The law for many years has been viewed as a moderately strong one that was short on penalties and enforcement. Violations are a misdemeanor carrying a maximum $500 fine.

“There has not been a criminal prosecution for a violation of the current law in 89 years,” said Chief Deputy Attorney General Richard Allen.

The proposed new law, developed by the APA with the support of the attorney general’s office, would provide a civil penalty of up to $1,000, plus assessing attorney’s fees to be paid by the individual violator, not taxpayers.

Bailey said the ruling in the Auburn trustee case requires that a meeting be open to the public only if a quorum of the full board is present. While Auburn officials have said trustee committees will be public, Bailey said, the court’s interpretation would allow committees that are less than a quorum of the full body to meet in secret.

The proposed law would require public meetings when a quorum of a committee is present — making it harder for subgroups to shut out the public.

A spokesman for county commissions said abuses of the open meetings law are “isolated and generally because of misunderstandings” — often by a news reporter who targets commissioners chatting together in a social rather than business context.

Sonny Brasfield, assistant executive director of the Association of County Commissions of Alabama, said the group opposes a new law, favoring amending the current law instead. He said new commissioners now receive 50 hours of training, including compliance with the open meetings law, and they prefer not “to litigate a new law.”

“Most of the work on the bill was by the Attorney General’s office and the Alabama Press Association, not the folks trying to comply with the law,” he said.

In recently announcing a bipartisan effort to pass a stronger law, state Rep. Blaine Galliher, R-Gadsden, pointed to the need for more clarity to help public officials know when meetings can be closed and when they can’t.

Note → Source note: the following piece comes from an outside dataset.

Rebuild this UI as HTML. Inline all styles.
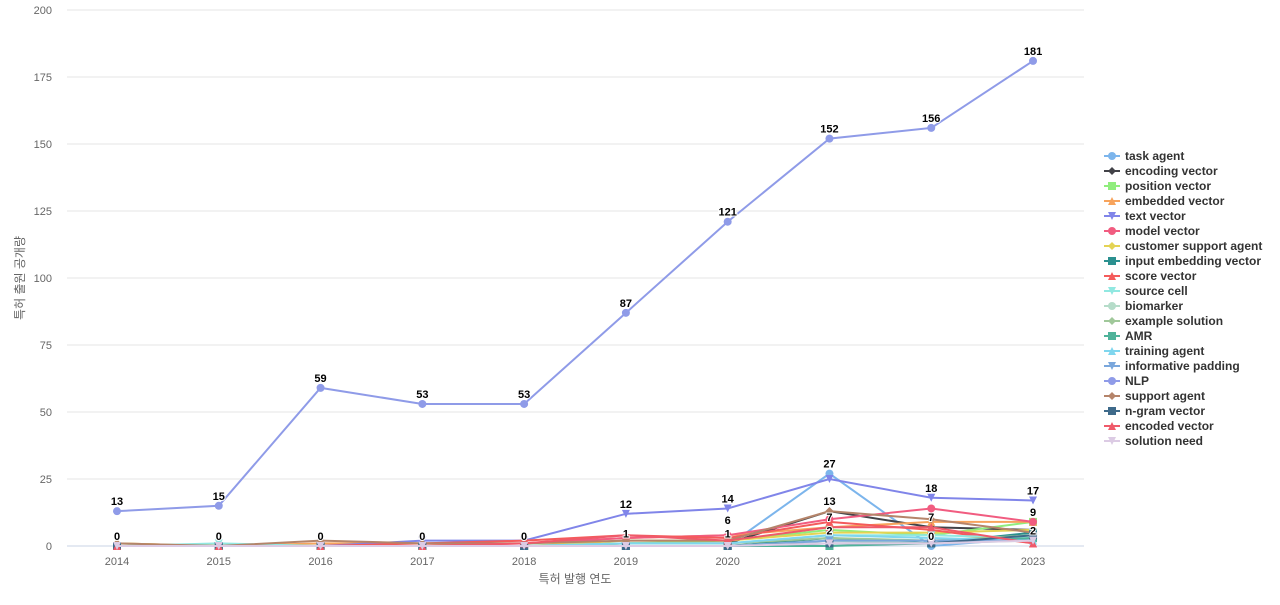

At a House committee hearing on the bill Wednesday, Galliher said work on the bill would continue in order to address some of the concerns raised.

Keeping the public out of earshot when talking about the public’s business is not uncommon.

Some snapshots:

In Mobile County, where in 2001 voters approved the first property and sales tax increase for public schools since World War II, the school board shut the door on the public last year to discuss problems with a multimillion-dollar school construction program with taxpayer money.

Six of seven Bessemer school board members met privately with an attorney at a Hoover hotel last year but claimed it wasn’t an unannounced meeting — even though the lawyer billed them for one.

The Talladega water board, which has fought court rulings that it is a public body subject to open records law, resisted letting citizens know about contaminated wells after learning of the pollution in 1995.

Spanish Fort’s City Council, which was annexing property last year for a shopping mall, called special meetings with such little notice that, when a Mobile Register reporter got wind of one, Mayor Greg Kuhlmann asked, “How did you find out about this meeting?” He later said he meant the comment to be an innocent remark but acknowledged it “didn’t sound really good, did it?”

At Fort Payne, Shurett said the 1-cent sales tax was to support a worthy goal — public schools — but the commissioners’ secrecy triggered their downfall.

“Public officials still need to learn to trust the public as much as the public needs to learn to trust government officials,” he said.

“The more people know about the reasons public decisions are made, the more supportive they will be of the ultimate outcome. If public officials would truly be open, trust between these two groups would grow, not diminish.”